▶ **Problem to solve**:
Leaving out all pictures, copy exactly the lines from the one containing "Generate a Python" down to the one containing "cycles = list(range(51))", both of them included.

▶ **The records**:
#####

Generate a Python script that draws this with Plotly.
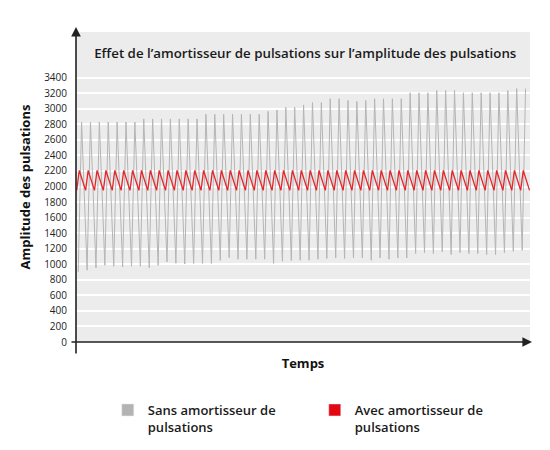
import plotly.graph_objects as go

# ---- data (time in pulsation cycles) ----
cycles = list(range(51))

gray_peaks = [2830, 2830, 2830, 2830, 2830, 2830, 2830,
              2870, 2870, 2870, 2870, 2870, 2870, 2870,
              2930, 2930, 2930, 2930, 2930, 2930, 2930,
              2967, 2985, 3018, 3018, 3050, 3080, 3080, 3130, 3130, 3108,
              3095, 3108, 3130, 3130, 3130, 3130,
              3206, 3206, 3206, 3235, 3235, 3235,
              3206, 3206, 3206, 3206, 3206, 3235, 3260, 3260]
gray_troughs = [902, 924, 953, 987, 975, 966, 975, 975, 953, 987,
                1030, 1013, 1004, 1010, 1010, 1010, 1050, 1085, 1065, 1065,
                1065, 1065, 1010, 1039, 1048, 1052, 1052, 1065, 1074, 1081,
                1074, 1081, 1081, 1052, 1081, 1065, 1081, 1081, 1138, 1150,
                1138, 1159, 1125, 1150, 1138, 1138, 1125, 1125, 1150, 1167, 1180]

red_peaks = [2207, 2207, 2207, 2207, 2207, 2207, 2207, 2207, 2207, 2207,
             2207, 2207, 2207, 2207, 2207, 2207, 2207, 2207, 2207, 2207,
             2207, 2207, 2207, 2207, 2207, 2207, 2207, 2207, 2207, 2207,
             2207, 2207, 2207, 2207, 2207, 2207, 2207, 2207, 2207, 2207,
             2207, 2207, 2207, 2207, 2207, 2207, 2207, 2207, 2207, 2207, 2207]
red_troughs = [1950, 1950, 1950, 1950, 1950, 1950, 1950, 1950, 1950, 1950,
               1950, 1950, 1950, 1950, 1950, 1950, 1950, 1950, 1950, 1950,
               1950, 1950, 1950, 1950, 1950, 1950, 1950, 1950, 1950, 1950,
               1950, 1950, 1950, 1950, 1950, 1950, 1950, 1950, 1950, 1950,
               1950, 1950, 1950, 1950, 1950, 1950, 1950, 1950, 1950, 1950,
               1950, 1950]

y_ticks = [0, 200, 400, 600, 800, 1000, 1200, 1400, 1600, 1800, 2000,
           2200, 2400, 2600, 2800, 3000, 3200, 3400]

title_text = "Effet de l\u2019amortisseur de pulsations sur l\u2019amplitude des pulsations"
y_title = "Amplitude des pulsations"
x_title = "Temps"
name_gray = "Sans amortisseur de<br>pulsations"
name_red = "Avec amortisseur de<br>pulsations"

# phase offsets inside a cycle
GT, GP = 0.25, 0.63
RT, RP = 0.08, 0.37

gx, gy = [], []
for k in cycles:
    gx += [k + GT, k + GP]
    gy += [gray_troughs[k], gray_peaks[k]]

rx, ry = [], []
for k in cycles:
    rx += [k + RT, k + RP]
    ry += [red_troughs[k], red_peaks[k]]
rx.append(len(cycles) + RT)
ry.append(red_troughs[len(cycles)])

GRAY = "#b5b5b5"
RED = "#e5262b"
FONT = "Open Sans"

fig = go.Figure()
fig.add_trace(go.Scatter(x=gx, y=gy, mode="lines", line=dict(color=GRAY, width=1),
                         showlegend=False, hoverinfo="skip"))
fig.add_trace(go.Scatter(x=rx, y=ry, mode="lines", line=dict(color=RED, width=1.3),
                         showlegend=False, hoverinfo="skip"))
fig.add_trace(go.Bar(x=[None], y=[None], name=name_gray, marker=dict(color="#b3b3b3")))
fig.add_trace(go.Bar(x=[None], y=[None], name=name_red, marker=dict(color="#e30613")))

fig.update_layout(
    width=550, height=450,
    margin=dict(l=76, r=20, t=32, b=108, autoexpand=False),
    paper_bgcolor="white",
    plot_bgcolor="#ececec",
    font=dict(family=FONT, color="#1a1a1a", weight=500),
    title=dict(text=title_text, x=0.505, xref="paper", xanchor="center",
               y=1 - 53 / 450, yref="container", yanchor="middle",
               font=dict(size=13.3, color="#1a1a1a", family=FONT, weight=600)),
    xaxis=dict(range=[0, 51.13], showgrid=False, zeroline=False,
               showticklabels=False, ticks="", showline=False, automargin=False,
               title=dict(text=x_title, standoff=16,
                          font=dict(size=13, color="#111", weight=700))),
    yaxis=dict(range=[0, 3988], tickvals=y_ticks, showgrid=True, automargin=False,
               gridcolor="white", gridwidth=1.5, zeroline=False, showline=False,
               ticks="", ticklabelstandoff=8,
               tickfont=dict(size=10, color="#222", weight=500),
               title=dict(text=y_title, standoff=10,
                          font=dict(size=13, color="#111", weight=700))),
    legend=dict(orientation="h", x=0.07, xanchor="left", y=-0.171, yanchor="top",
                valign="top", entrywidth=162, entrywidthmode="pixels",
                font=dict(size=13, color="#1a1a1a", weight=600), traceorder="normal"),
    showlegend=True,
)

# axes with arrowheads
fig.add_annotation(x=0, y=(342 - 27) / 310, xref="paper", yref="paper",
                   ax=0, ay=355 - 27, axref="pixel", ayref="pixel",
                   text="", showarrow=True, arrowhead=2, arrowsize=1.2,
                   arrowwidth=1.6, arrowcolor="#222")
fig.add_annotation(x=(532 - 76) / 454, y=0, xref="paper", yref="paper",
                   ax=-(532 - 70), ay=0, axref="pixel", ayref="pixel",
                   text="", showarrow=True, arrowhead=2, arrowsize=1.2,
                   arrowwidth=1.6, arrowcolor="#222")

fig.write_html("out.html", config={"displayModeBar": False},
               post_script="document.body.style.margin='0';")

#####

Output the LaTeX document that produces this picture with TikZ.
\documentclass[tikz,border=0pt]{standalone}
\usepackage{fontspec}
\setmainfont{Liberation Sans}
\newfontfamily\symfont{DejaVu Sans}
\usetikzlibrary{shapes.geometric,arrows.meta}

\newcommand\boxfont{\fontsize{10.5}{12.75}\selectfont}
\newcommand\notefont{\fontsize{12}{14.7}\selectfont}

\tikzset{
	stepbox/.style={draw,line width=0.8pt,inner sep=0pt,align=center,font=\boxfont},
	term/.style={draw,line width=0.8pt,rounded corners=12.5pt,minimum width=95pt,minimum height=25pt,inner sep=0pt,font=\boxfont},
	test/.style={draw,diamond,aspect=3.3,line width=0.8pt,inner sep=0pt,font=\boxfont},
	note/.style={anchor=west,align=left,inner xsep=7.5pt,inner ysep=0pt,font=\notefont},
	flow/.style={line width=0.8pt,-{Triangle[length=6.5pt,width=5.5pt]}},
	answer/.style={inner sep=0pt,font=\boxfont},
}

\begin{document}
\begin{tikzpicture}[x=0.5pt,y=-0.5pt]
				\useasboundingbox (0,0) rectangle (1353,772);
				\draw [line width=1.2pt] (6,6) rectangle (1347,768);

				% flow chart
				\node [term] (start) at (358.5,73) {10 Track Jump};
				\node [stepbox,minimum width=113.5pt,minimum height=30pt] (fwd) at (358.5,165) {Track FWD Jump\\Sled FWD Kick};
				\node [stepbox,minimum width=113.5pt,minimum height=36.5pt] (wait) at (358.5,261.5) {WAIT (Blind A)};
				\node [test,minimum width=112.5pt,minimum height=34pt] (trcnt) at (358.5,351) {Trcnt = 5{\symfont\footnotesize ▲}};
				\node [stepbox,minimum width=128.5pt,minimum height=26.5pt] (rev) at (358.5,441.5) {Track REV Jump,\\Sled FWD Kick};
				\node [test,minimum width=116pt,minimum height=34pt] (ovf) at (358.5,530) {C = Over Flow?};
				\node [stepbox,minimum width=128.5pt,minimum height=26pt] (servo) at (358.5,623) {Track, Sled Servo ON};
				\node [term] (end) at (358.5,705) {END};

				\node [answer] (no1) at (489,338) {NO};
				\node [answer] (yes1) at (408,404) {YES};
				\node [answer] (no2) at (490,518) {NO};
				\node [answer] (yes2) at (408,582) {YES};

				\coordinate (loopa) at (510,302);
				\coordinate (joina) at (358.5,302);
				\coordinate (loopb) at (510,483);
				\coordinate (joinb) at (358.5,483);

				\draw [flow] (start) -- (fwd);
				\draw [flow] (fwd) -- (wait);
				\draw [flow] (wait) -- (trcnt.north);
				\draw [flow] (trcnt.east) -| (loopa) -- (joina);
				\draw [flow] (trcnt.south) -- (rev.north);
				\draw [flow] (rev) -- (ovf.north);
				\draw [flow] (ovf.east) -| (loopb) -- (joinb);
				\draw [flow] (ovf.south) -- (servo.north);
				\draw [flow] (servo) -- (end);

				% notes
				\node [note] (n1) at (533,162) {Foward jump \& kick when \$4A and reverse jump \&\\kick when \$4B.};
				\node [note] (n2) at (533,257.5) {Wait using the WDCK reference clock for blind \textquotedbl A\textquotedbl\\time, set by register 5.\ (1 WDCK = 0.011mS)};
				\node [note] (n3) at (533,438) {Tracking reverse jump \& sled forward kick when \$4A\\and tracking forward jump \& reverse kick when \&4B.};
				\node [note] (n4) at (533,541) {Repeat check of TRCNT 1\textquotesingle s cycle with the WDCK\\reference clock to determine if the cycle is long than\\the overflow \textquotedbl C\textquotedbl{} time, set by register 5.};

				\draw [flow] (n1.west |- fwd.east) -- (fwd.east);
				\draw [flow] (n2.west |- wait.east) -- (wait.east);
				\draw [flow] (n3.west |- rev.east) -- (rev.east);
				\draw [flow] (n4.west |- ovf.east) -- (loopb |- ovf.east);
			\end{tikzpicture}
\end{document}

#####

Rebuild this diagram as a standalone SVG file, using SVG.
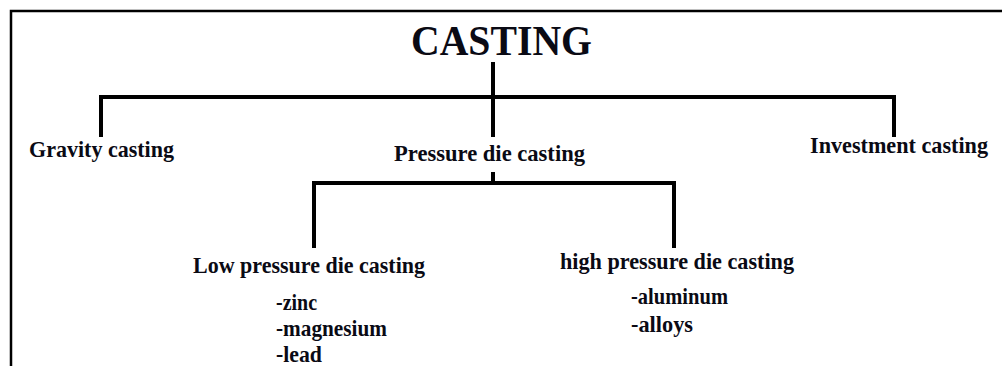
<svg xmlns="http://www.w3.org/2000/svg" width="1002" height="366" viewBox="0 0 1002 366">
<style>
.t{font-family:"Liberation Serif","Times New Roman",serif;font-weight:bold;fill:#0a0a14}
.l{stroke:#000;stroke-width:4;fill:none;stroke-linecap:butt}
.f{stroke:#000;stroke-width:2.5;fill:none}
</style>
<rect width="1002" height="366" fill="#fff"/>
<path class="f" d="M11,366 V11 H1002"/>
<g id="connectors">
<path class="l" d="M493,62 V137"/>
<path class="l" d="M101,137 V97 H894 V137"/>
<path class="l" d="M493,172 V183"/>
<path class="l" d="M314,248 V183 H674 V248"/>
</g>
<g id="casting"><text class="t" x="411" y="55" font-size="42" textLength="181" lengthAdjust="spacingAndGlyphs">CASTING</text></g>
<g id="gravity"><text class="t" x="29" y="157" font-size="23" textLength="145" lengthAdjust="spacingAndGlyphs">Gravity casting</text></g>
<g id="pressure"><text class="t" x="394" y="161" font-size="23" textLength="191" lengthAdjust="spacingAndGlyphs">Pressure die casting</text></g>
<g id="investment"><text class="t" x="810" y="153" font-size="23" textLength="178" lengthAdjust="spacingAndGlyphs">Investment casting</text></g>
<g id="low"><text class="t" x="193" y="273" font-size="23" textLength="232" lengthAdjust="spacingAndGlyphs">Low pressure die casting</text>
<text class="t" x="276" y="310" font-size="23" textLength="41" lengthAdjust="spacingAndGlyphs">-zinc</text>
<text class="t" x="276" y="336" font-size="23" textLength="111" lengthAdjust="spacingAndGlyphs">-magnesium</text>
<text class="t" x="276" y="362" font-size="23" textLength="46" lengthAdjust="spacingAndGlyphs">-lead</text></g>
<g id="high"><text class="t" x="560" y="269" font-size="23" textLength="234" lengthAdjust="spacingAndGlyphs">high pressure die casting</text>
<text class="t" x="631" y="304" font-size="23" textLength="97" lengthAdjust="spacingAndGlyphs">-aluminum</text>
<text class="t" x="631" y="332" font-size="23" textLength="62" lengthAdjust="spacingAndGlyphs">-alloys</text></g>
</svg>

#####

▶ **Worked answer**:
Generate a Python script that draws this with Plotly.
import plotly.graph_objects as go

# ---- data (time in pulsation cycles) ----
cycles = list(range(51))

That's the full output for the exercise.